I was up too late last night and ate too much pumpkin pie, so I was already feeling like crap this morning. I’ve been trying not to get sucked into the swirl of work stress after feeling so much better during the days off for Thanksgiving – metaphorically holding my breath hoping that work didn’t suck me in.

But this time the swirl of stress didn’t begin in my work email inbox; it came in a flurry of personal emails and texts mid-morning.

Over the Thanksgiving break, I’d discovered three voice mail messages from our school district trying to set up a hearing screening for my 12-year-old. I had no idea that I’d even missed any phone calls. I don’t know what happened. I’m choosing to blame my phone.

A secretary from the district office had reached out to the school counselor who reached out to my ex-husband trying to figure out why I wasn’t responding to messages and letting us know that because two weeks had gone by they had to START THE REFERRAL PROCESS COMPLETELY OVER and here are the forms you need to fill out. Again.

Multiple phone calls, texts, and emails later, I think I’d convinced at least the school counselor that I hadn’t been intentionally ignoring the messages. My ex doesn’t seem to be so sure. But we got the hearing appointment scheduled.

Then the flurry of texts and emails started again because someone else at my daughter’s school had emailed my ex-husband to let him know our daughter was tardy to 1st period that morning, that it was her third tardy, so she has to spend lunch tomorrow in detention.

I’m the one who drove my daughter to school this morning.

When I looked up the dates of the other tardies, I was the one who had driven her to school on all of the days she’d been late.

It wasn’t her fault she’d been tardy.
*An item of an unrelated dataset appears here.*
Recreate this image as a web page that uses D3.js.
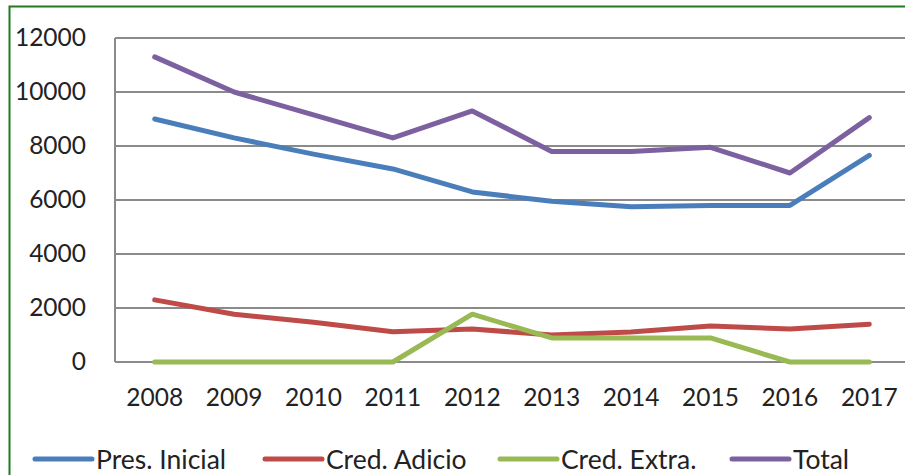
<!DOCTYPE html>
<html>
<head>
<meta charset="utf-8">
<script src="https://cdn.jsdelivr.net/npm/d3@7"></script>
<style>
  html, body { margin: 0; padding: 0; background: #fff; }
  svg { display: block; }
</style>
</head>
<body>
<svg id="here"></svg>
<script>
const years = ["2008","2009","2010","2011","2012","2013","2014","2015","2016","2017"];
const presInicial = [9000, 8300, 7700, 7150, 6300, 5950, 5750, 5800, 5800, 7650];
const credAdicio  = [2300, 1770, 1470, 1120, 1220, 1000, 1110, 1330, 1220, 1400];
const credExtra   = [0, 0, 0, 0, 1770, 890, 890, 890, 0, 0];
const total       = [11300, 10000, 9150, 8300, 9300, 7800, 7800, 7950, 7000, 9050];
const seriesNames = ["Pres. Inicial", "Cred. Adicio", "Cred. Extra.", "Total"];
const yTicks = [0, 2000, 4000, 6000, 8000, 10000, 12000];

const series = [
  {name: seriesNames[0], values: presInicial, color: "#4a7ebb"},
  {name: seriesNames[1], values: credAdicio, color: "#be4b48"},
  {name: seriesNames[2], values: credExtra, color: "#98b954"},
  {name: seriesNames[3], values: total, color: "#7d60a0"}
];

const width = 905, height = 475;
const margin = {top: 38, right: -4, bottom: 113, left: 115};
const font = "Lato, 'Open Sans', sans-serif";

const svg = d3.select("#here").attr("width", width).attr("height", height);

// green frame
svg.append("rect")
  .attr("x", 9.5).attr("y", 6.5)
  .attr("width", 1000).attr("height", 1000)
  .attr("fill", "#fff")
  .attr("stroke", "#217a21")
  .attr("stroke-width", 2);

const x = d3.scaleBand()
  .domain(years)
  .range([margin.left, width - margin.right]);

const y = d3.scaleLinear()
  .domain([0, 12000])
  .range([height - margin.bottom, margin.top]);

// grid
svg.append("g")
  .selectAll("line")
  .data(yTicks)
  .join("line")
  .attr("x1", margin.left).attr("x2", width)
  .attr("y1", d => y(d)).attr("y2", d => y(d))
  .attr("stroke", "#8a8a8a")
  .attr("stroke-width", 2);

svg.append("line")
  .attr("x1", margin.left).attr("x2", margin.left)
  .attr("y1", y(12000)).attr("y2", y(0))
  .attr("stroke", "#8a8a8a")
  .attr("stroke-width", 2);

// y axis labels
const yAxis = g => g
  .attr("transform", `translate(${margin.left - 29},0)`)
  .call(d3.axisLeft(y).tickValues(yTicks).tickFormat(d3.format("d")).tickSize(0).tickPadding(0))
  .call(g => g.select(".domain").remove())
  .call(g => g.selectAll("text")
    .attr("font-family", font).attr("font-size", 24.5).attr("fill", "#222"));
svg.append("g").call(yAxis);

// x axis labels
const xAxis = g => g
  .attr("transform", `translate(0,${y(0) + 27})`)
  .call(d3.axisBottom(x).tickSize(0).tickPadding(0))
  .call(g => g.select(".domain").remove())
  .call(g => g.selectAll("text")
    .attr("font-family", font).attr("font-size", 24.5).attr("fill", "#222"));
svg.append("g").call(xAxis);

const line = d3.line()
  .x((d, i) => x(years[i]) + x.bandwidth() / 2)
  .y(d => y(d));

svg.append("g")
  .selectAll("path")
  .data(series)
  .join("path")
  .attr("fill", "none")
  .attr("stroke", d => d.color)
  .attr("stroke-width", 5)
  .attr("stroke-linejoin", "round")
  .attr("stroke-linecap", "round")
  .attr("d", d => line(d.values));

// legend
const legendX = [35, 265, 500, 732];
const legendY = 459;
const lg = svg.append("g")
  .selectAll("g")
  .data(series)
  .join("g")
  .attr("transform", (d, i) => `translate(${legendX[i]},${legendY})`);
lg.append("line")
  .attr("x1", 0).attr("x2", 57)
  .attr("stroke", d => d.color)
  .attr("stroke-width", 5)
  .attr("stroke-linecap", "round");
lg.append("text")
  .attr("x", 61)
  .attr("dy", "0.36em")
  .attr("font-family", font).attr("font-size", 26.5).attr("fill", "#222")
  .text(d => d.name);
</script>
</body>
</html>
It was mine.

I know better. I was a teacher. I know how important it is for her to be in class on time. I get it.

I owe my daughter a huge apology. I wish I could be put in detention instead of her. That would be more fair. (Actually, since I typically eat lunch at my desk while I work, having to eat lunch in a quiet room for 30 minutes sound kind of blissful.)

I told my boyfriend about what was going on, and he reminded me that I should give myself a little grace, but in this case I don’t feel like I deserve it.

I should be able to get my kid to school on time. Full stop.

It doesn’t matter if I’m trying really hard or what else I’m juggling. Getting her to school on time is pretty basic.

I’m feeling guilty. And I can feel myself wanting to lash out at my ex and at the school, but I resisted. I’m embarrassed and disappointed in myself, but self-aware enough, at least, not to make it worse by getting emotional or overreacting.

I just have to fix it. It goes right back to my goal this week of getting to bed earlier. If I get to bed on time, it’ll be easier to get up on time, I’ll be ready on time, and can get my daughter out the door without a rush or panic.

I simply have to do a better job than I’m doing now. I’m just not entirely sure how to actually do that.